Task to carry out: Output only the count of lines that contain "matplotlib".

Rows from a dataset of charts and code

>> START

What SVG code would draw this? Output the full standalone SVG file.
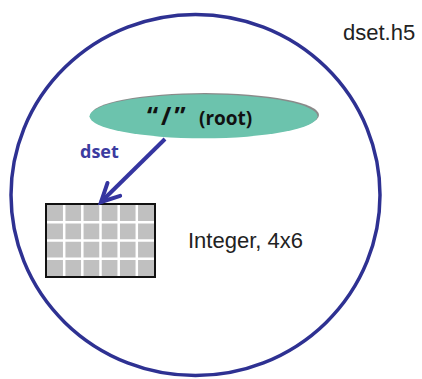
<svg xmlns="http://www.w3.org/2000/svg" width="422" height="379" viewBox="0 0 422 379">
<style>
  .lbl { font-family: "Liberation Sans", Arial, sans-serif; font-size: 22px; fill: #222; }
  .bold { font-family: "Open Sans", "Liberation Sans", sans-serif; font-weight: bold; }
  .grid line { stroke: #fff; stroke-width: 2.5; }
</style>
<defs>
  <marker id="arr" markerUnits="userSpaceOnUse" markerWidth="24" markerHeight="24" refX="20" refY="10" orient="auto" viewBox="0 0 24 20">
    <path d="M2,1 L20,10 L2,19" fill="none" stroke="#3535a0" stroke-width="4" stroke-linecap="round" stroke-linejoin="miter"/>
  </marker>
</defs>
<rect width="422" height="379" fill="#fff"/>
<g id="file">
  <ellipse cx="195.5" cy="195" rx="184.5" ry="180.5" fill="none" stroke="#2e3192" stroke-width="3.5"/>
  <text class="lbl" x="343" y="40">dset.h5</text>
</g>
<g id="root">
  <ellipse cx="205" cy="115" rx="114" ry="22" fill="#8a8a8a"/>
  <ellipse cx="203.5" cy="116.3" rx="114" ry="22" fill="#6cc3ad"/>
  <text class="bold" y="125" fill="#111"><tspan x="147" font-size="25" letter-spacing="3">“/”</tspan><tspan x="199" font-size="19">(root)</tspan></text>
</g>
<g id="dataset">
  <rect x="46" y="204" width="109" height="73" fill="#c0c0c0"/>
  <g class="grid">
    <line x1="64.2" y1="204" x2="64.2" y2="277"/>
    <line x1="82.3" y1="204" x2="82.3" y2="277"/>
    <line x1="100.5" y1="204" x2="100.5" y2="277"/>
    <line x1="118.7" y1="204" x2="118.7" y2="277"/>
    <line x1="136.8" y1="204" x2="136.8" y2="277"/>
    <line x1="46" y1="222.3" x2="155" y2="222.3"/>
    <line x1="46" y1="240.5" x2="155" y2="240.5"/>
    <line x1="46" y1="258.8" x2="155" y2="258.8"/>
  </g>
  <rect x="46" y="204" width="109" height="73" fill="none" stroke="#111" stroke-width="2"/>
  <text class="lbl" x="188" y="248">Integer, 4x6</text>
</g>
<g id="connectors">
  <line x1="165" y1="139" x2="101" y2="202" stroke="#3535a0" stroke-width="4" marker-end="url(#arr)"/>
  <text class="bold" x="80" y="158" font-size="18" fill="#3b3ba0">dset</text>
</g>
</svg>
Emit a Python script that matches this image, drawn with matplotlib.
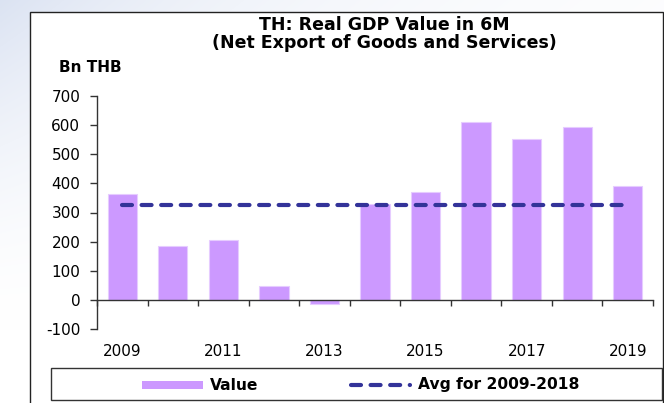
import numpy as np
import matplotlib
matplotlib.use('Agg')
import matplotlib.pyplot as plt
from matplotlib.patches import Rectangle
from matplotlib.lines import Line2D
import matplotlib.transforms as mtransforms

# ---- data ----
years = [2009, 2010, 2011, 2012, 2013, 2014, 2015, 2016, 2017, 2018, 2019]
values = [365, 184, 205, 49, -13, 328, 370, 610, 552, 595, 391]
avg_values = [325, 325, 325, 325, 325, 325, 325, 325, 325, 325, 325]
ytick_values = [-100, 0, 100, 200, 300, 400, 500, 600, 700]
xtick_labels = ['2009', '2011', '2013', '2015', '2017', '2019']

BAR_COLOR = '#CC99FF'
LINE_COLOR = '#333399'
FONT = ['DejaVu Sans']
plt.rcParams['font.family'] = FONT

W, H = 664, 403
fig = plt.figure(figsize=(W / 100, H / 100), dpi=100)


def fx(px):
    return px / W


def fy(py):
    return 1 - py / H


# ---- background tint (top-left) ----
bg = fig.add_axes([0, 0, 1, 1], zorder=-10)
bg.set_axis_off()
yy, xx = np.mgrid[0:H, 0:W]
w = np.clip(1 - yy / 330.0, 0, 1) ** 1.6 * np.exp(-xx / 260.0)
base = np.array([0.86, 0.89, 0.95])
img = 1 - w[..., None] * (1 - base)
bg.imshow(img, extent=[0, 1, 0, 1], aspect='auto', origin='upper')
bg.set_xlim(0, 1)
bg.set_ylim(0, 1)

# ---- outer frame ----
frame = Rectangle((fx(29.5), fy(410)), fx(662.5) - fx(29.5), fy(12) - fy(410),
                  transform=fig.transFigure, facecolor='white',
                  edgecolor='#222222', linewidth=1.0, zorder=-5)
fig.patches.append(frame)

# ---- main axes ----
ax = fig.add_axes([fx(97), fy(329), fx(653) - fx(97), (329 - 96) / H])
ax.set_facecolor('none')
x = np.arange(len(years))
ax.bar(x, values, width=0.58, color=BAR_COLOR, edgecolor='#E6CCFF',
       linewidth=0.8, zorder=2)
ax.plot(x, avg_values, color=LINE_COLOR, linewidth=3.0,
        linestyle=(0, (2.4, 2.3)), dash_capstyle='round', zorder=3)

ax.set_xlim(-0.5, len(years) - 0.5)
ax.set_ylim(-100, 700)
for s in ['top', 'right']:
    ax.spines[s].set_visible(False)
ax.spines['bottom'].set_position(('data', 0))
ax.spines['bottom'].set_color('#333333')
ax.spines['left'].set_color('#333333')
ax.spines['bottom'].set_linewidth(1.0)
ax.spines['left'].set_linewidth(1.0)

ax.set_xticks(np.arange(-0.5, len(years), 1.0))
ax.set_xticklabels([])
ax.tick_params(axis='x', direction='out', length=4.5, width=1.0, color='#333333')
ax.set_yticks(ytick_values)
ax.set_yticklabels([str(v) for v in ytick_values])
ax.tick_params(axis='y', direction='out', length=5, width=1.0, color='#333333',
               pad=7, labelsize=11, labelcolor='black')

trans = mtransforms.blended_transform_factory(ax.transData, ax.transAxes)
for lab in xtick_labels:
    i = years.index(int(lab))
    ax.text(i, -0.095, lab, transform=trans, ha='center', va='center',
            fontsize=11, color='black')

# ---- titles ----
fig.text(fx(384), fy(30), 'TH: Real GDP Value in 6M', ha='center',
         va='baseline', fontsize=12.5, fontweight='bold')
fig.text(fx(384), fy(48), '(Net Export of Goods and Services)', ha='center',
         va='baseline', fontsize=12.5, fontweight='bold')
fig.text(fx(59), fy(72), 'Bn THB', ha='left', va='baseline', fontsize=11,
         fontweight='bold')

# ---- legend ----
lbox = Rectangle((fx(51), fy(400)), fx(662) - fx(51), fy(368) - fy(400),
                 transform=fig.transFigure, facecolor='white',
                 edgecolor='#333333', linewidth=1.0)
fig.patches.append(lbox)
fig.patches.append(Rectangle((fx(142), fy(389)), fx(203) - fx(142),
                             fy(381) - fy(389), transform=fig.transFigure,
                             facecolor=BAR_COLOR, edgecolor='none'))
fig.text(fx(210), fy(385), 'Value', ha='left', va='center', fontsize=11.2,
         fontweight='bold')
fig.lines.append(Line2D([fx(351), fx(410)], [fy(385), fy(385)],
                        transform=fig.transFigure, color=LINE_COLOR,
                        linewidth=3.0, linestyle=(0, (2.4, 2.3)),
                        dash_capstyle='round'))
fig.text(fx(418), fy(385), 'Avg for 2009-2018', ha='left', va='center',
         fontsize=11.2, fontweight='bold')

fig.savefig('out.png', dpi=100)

>> END

Right answer: 7